■ **RECORD EXCERPTS**
§

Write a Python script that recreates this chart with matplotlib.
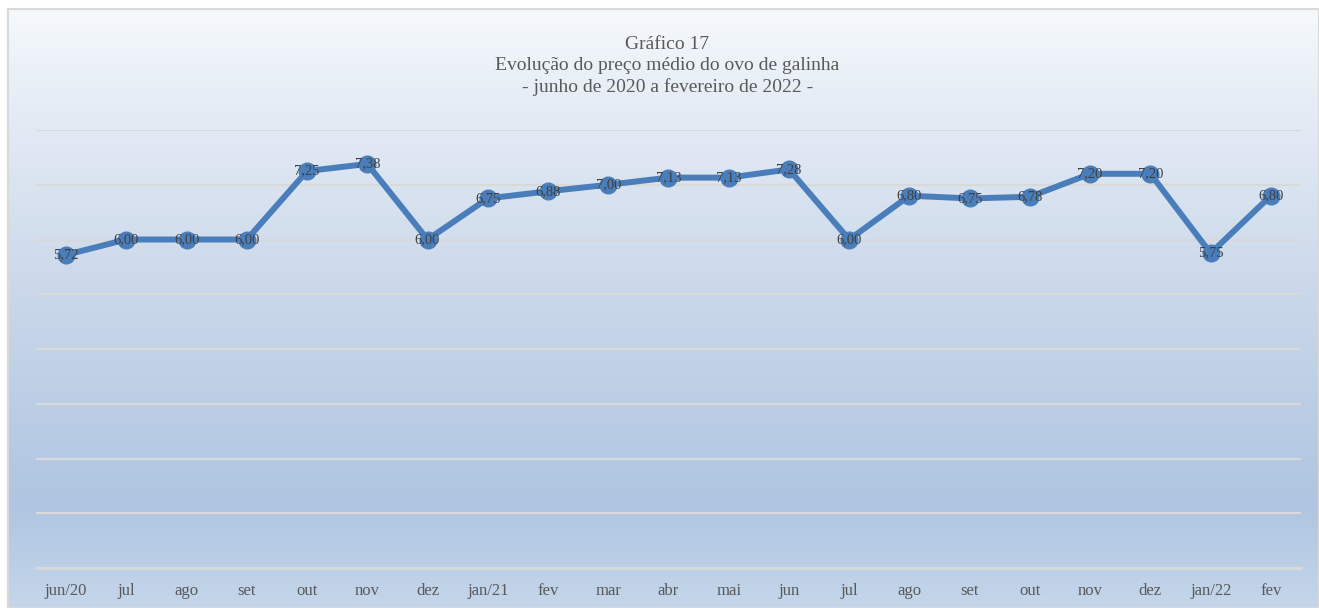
import numpy as np
import matplotlib
matplotlib.use("Agg")
from matplotlib import pyplot as plt
from matplotlib.colors import LinearSegmentedColormap

# dados do grafico
meses = ["jun/20", "jul", "ago", "set", "out", "nov", "dez", "jan/21", "fev", "mar",
         "abr", "mai", "jun", "jul", "ago", "set", "out", "nov", "dez", "jan/22", "fev"]
precos = [5.72, 6.00, 6.00, 6.00, 7.25, 7.38, 6.00, 6.75, 6.88, 7.00,
          7.13, 7.13, 7.28, 6.00, 6.80, 6.75, 6.78, 7.20, 7.20, 5.75, 6.80]
titulo = "Gráfico 17\nEvolução do preço médio do ovo de galinha\n- junho de 2020 a fevereiro de 2022 -"

plt.rcParams['font.family'] = ['Liberation Serif', 'DejaVu Serif']

fig = plt.figure(figsize=(13.19, 6.08), dpi=100)

# fundo em degrade (como no excel)
bg = fig.add_axes([8 / 1319, 0, 1 - 8 / 1319, 1 - 9 / 608], zorder=0)
cmap = LinearSegmentedColormap.from_list("fundo", [
    (0.0, "#c4d6ea"),
    (0.17, "#afc5e1"),
    (0.5, "#c8d6e9"),
    (0.85, "#e6edf6"),
    (1.0, "#f6f9fc"),
])
grad = np.linspace(0, 1, 256).reshape(-1, 1)
bg.imshow(grad, aspect="auto", cmap=cmap, origin="lower", extent=[0, 1, 0, 1])
bg.set_xlim(0, 1)
bg.set_ylim(0, 1)
bg.set_xticks([])
bg.set_yticks([])
for s in bg.spines.values():
    s.set_color("#d9d9d9")
    s.set_linewidth(1.5)

ax = fig.add_axes([36 / 1319, 1 - 568 / 608, (1301 - 36) / 1319, (568 - 130) / 608], zorder=1)
ax.patch.set_alpha(0)
x = np.arange(len(meses))
ax.plot(x, precos, color="#4a7ebb", linewidth=4.3, marker="o", markersize=12,
        markerfacecolor="#4a7ebb", markeredgecolor="#4a7ebb", zorder=3)
for xi, v in zip(x, precos):
    ax.text(xi, v, f"{v:.2f}".replace(".", ","), ha="center", va="center",
            fontsize=10.5, color="#404040", zorder=4)

ax.set_xlim(-0.5, len(meses) - 0.5)
ax.set_ylim(0, 8)
ax.set_yticks(np.arange(0, 9, 1))
ax.yaxis.grid(True, color="#d9d9d9", linewidth=1.6)
ax.axhline(0, color="#d9d9d9", linewidth=2, clip_on=False, zorder=1)
ax.set_axisbelow(True)
ax.tick_params(axis="y", left=False, labelleft=False)
ax.set_xticks(x)
ax.set_xticklabels(meses, fontsize=12, color="#595959")
ax.tick_params(axis="x", length=0, pad=11)
for s in ax.spines.values():
    s.set_visible(False)

fig.text(0.506, 1 - 66 / 608, titulo, ha="center", va="center", fontsize=14,
         color="#595959", linespacing=1.3)

fig.savefig("out.png", dpi=100)
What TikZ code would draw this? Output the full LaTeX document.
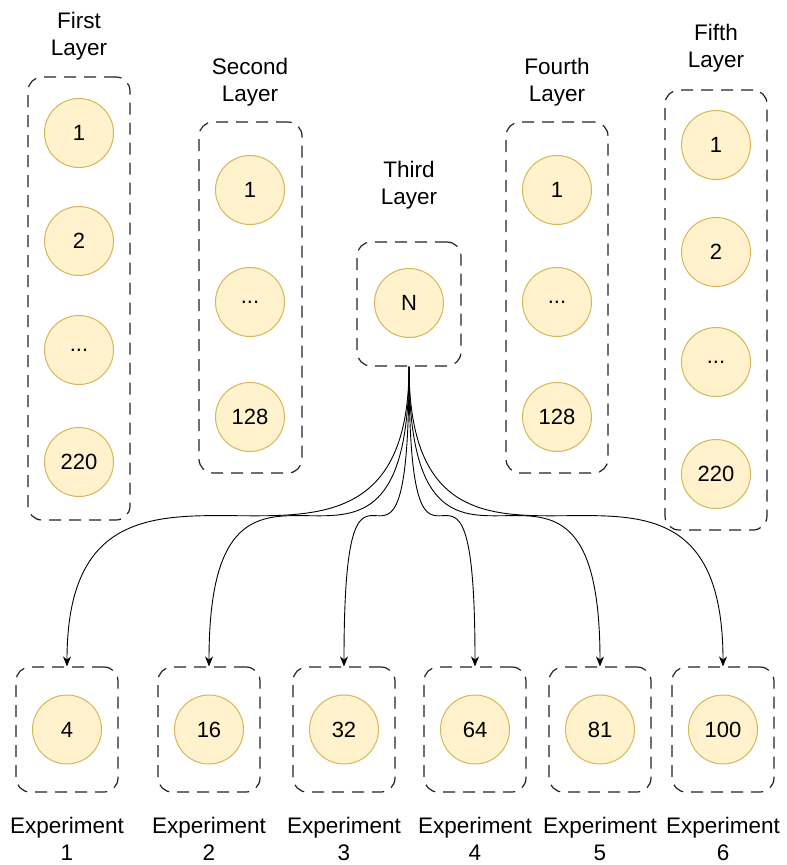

§

■ **EXERCISE**
Can you repeat every record above exactly, apart from the pictures?

■ **TASK OUTPUT**
Write a Python script that recreates this chart with matplotlib.
import numpy as np
import matplotlib
matplotlib.use("Agg")
from matplotlib import pyplot as plt
from matplotlib.colors import LinearSegmentedColormap

# dados do grafico
meses = ["jun/20", "jul", "ago", "set", "out", "nov", "dez", "jan/21", "fev", "mar",
         "abr", "mai", "jun", "jul", "ago", "set", "out", "nov", "dez", "jan/22", "fev"]
precos = [5.72, 6.00, 6.00, 6.00, 7.25, 7.38, 6.00, 6.75, 6.88, 7.00,
          7.13, 7.13, 7.28, 6.00, 6.80, 6.75, 6.78, 7.20, 7.20, 5.75, 6.80]
titulo = "Gráfico 17\nEvolução do preço médio do ovo de galinha\n- junho de 2020 a fevereiro de 2022 -"

plt.rcParams['font.family'] = ['Liberation Serif', 'DejaVu Serif']

fig = plt.figure(figsize=(13.19, 6.08), dpi=100)

# fundo em degrade (como no excel)
bg = fig.add_axes([8 / 1319, 0, 1 - 8 / 1319, 1 - 9 / 608], zorder=0)
cmap = LinearSegmentedColormap.from_list("fundo", [
    (0.0, "#c4d6ea"),
    (0.17, "#afc5e1"),
    (0.5, "#c8d6e9"),
    (0.85, "#e6edf6"),
    (1.0, "#f6f9fc"),
])
grad = np.linspace(0, 1, 256).reshape(-1, 1)
bg.imshow(grad, aspect="auto", cmap=cmap, origin="lower", extent=[0, 1, 0, 1])
bg.set_xlim(0, 1)
bg.set_ylim(0, 1)
bg.set_xticks([])
bg.set_yticks([])
for s in bg.spines.values():
    s.set_color("#d9d9d9")
    s.set_linewidth(1.5)

ax = fig.add_axes([36 / 1319, 1 - 568 / 608, (1301 - 36) / 1319, (568 - 130) / 608], zorder=1)
ax.patch.set_alpha(0)
x = np.arange(len(meses))
ax.plot(x, precos, color="#4a7ebb", linewidth=4.3, marker="o", markersize=12,
        markerfacecolor="#4a7ebb", markeredgecolor="#4a7ebb", zorder=3)
for xi, v in zip(x, precos):
    ax.text(xi, v, f"{v:.2f}".replace(".", ","), ha="center", va="center",
            fontsize=10.5, color="#404040", zorder=4)

ax.set_xlim(-0.5, len(meses) - 0.5)
ax.set_ylim(0, 8)
ax.set_yticks(np.arange(0, 9, 1))
ax.yaxis.grid(True, color="#d9d9d9", linewidth=1.6)
ax.axhline(0, color="#d9d9d9", linewidth=2, clip_on=False, zorder=1)
ax.set_axisbelow(True)
ax.tick_params(axis="y", left=False, labelleft=False)
ax.set_xticks(x)
ax.set_xticklabels(meses, fontsize=12, color="#595959")
ax.tick_params(axis="x", length=0, pad=11)
for s in ax.spines.values():
    s.set_visible(False)

fig.text(0.506, 1 - 66 / 608, titulo, ha="center", va="center", fontsize=14,
         color="#595959", linespacing=1.3)

fig.savefig("out.png", dpi=100)
What TikZ code would draw this? Output the full LaTeX document.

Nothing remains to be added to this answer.